We’ll arrive at a point where multiple shaded_SET's should be allowed in a single scene. For example when publishing shader variations. This is just a note for now. Just to ensure we’re not locking into allowing only one single set to be available of a family in the scene. I know rig pointcache sets already allow multiple, but they require namespaces for that. But I can see this happening in lookdev:


We currently have a really nice workflow with something similar. Tom (our lighting artist) will hopefully join us anytime soon in the discussion. He’ll be able to tell you more about his preferred workflow/setup.

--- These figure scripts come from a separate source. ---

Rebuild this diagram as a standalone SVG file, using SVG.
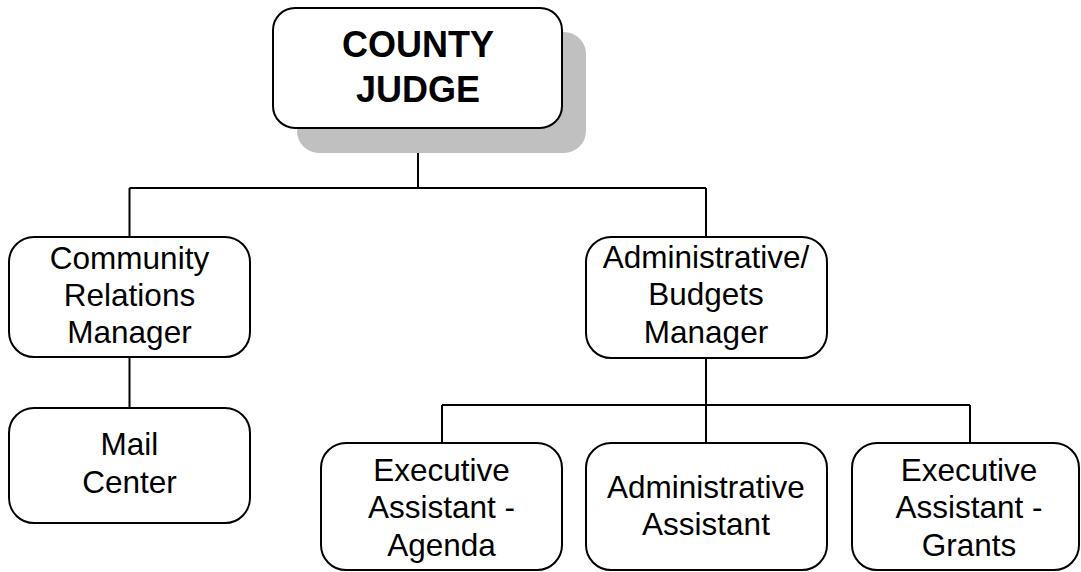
<svg xmlns="http://www.w3.org/2000/svg" width="1081" height="572" viewBox="0 0 1081 572">
<style>
.box{fill:#fff;stroke:#000;stroke-width:2}
.t{font-family:"Liberation Sans",Arial,sans-serif;font-size:31.5px;text-anchor:middle;fill:#000}
.tb{font-family:"Liberation Sans",Arial,sans-serif;font-size:36px;font-weight:bold;text-anchor:middle;fill:#000}
.c{fill:none;stroke:#000;stroke-width:2}
</style>
<rect width="1081" height="572" fill="#fff"/>
<g id="connectors">
<path class="c" d="M418 128V188M129.5 188H706M129.5 188V237M706 188V237"/>
<path class="c" d="M129.5 357V408"/>
<path class="c" d="M706 358V405M442 405H970M442 405V443M706 405V443M970 405V443"/>
</g>
<g id="county-judge">
<rect x="297" y="32" width="289" height="121" rx="22" fill="#c0c0c0"/>
<rect class="box" x="273" y="8" width="289" height="120" rx="22"/>
<text class="tb" x="418" y="57">COUNTY</text>
<text class="tb" x="418" y="102">JUDGE</text>
</g>
<g id="community-relations">
<rect class="box" x="9" y="237" width="241" height="120" rx="25"/>
<text class="t" x="129.5" y="269">Community</text>
<text class="t" x="129.5" y="306">Relations</text>
<text class="t" x="129.5" y="343">Manager</text>
</g>
<g id="mail-center">
<rect class="box" x="9" y="408" width="241" height="115" rx="25"/>
<text class="t" x="129.5" y="455">Mail</text>
<text class="t" x="129.5" y="493">Center</text>
</g>
<g id="admin-budgets">
<rect class="box" x="586" y="237" width="241" height="121" rx="25"/>
<text class="t" x="706" y="268">Administrative/</text>
<text class="t" x="706" y="305">Budgets</text>
<text class="t" x="706" y="343">Manager</text>
</g>
<g id="exec-agenda">
<rect class="box" x="321" y="443" width="241" height="127" rx="25"/>
<text class="t" x="441.5" y="481">Executive</text>
<text class="t" x="441.5" y="518">Assistant -</text>
<text class="t" x="441.5" y="556">Agenda</text>
</g>
<g id="admin-assistant">
<rect class="box" x="586" y="443" width="241" height="127" rx="25"/>
<text class="t" x="706" y="498">Administrative</text>
<text class="t" x="706" y="535">Assistant</text>
</g>
<g id="exec-grants">
<rect class="box" x="852" y="443" width="227" height="127" rx="25"/>
<text class="t" x="969" y="481">Executive</text>
<text class="t" x="969" y="518">Assistant -</text>
<text class="t" x="969" y="556">Grants</text>
</g>
</svg>
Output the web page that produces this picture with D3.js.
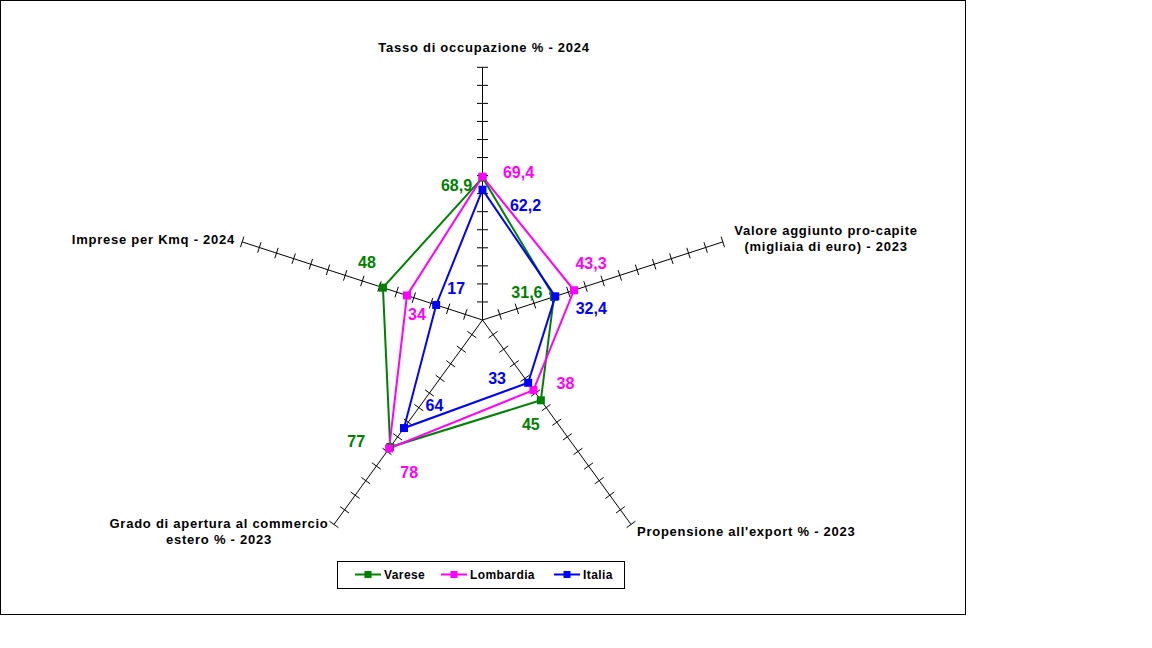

In some (or many?) cases there’s no need to bake everything down into geometry changes. For example a truck could be rigged in such a way that it’s just constrained. Baking the transforms down is much more efficient (and actually what would be expected). Also by eliminating any hierarchies to come through might make it harder to let the lighting artist secretly constrain a light to moving object.

Actually, there is currently one object that will have animCurves… the camera? :wink: Or is that part of animation as opposed to pointcache?


Just checking. You’re not necessarily saying to ditch having references in the scene, but more so that the artist doesn’t “reference” an something himself yet uses ready-to-go tools to do so. The assets being loaded would still be references? Or what are you aiming at?